— EXERCISE —
Print the lines of the listing below verbatim from its first line through the line bearing "from matplotlib.transforms import". Any pictures are to be omitted.

— ENTRIES PROVIDED —
▼

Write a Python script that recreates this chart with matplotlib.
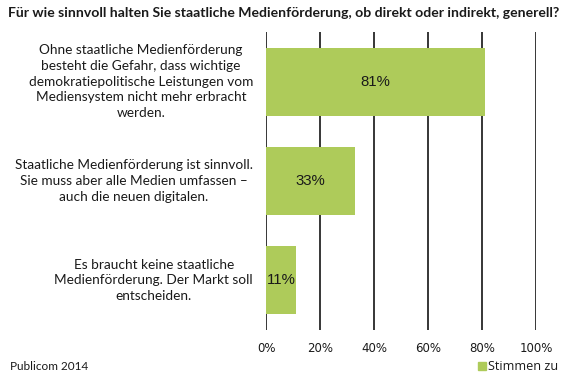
import matplotlib
matplotlib.use("Agg")
import matplotlib.pyplot as plt
from matplotlib.patches import Rectangle
from matplotlib.transforms import blended_transform_factory

title = "Für wie sinnvoll halten Sie staatliche Medienförderung, ob direkt oder indirekt, generell?"
categories = [
    "Ohne staatliche Medienförderung\nbesteht die Gefahr, dass wichtige\ndemokratiepolitische Leistungen vom\nMediensystem nicht mehr erbracht\nwerden.",
    "Staatliche Medienförderung ist sinnvoll.\nSie muss aber alle Medien umfassen –\nauch die neuen digitalen.",
    "Es braucht keine staatliche\nMedienförderung. Der Markt soll\nentscheiden.",
]
values = [81, 33, 11]
xticks = [0, 20, 40, 60, 80, 100]
xticklabels = ["0%", "20%", "40%", "60%", "80%", "100%"]
series_name = "Stimmen zu"
source = "Publicom 2014"

bar_color = "#AECB5A"
text_color = "#1a1a1a"

fig = plt.figure(figsize=(5.67, 3.8), dpi=100)
ax = fig.add_axes([266/567, 1-330/380, 270/567, 298/380])

y = list(range(len(categories)))
ax.barh(y, values, height=0.685, color=bar_color, zorder=3)
for yi, v in zip(y, values):
    ax.text(v/2, yi, f"{v}%", ha="center", va="center", fontsize=10.8,
            family="Liberation Sans", color=text_color, zorder=4)

ax.set_xlim(0, 100)
ax.set_ylim(2.5, -0.5)
for xt in xticks:
    ax.axvline(xt, color="black", lw=1.1, zorder=2)
for s in ax.spines.values():
    s.set_visible(False)
ax.set_xticks(xticks)
ax.set_xticklabels(xticklabels, family="DejaVu Sans", fontsize=8.5, color=text_color)
ax.tick_params(axis="x", length=0, pad=9)
ax.set_yticks([])

trans = blended_transform_factory(fig.transFigure, ax.transData)
for yi, lbl in zip(y, categories):
    ax.text(253/567, yi, lbl, transform=trans, ha="right", va="center",
            multialignment="center", family="Lato", fontsize=9.8,
            color=text_color, linespacing=1.38)

fig.text(8/567, 1-13/380, title, fontsize=10.05, fontweight="bold", family="Lato",
         color=text_color, va="center", ha="left")
fig.text(10/567, 1-366/380, source, fontsize=8.5, family="Lato",
         color=text_color, va="center", ha="left")
fig.patches.append(Rectangle((478/567, 1-370/380), 8/567, 8/380,
                             transform=fig.transFigure, color=bar_color))
fig.text(488/567, 1-366/380, series_name, fontsize=9.1, family="Open Sans",
         color=text_color, va="center", ha="left")

fig.savefig("out.png", dpi=100)
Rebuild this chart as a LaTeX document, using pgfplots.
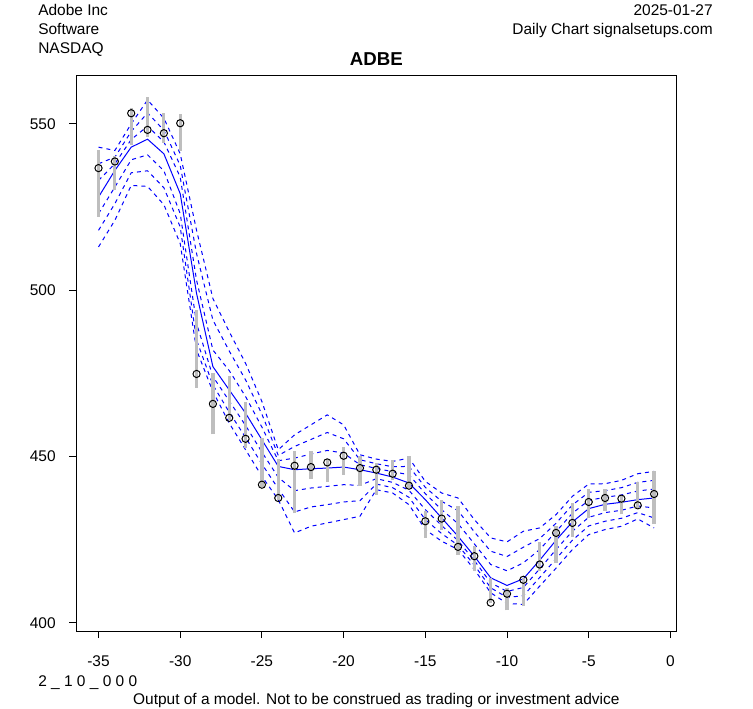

▲

— WRITTEN SOLUTION —
Write a Python script that recreates this chart with matplotlib.
import matplotlib
matplotlib.use("Agg")
import matplotlib.pyplot as plt
from matplotlib.patches import Rectangle
from matplotlib.transforms import blended_transform_factory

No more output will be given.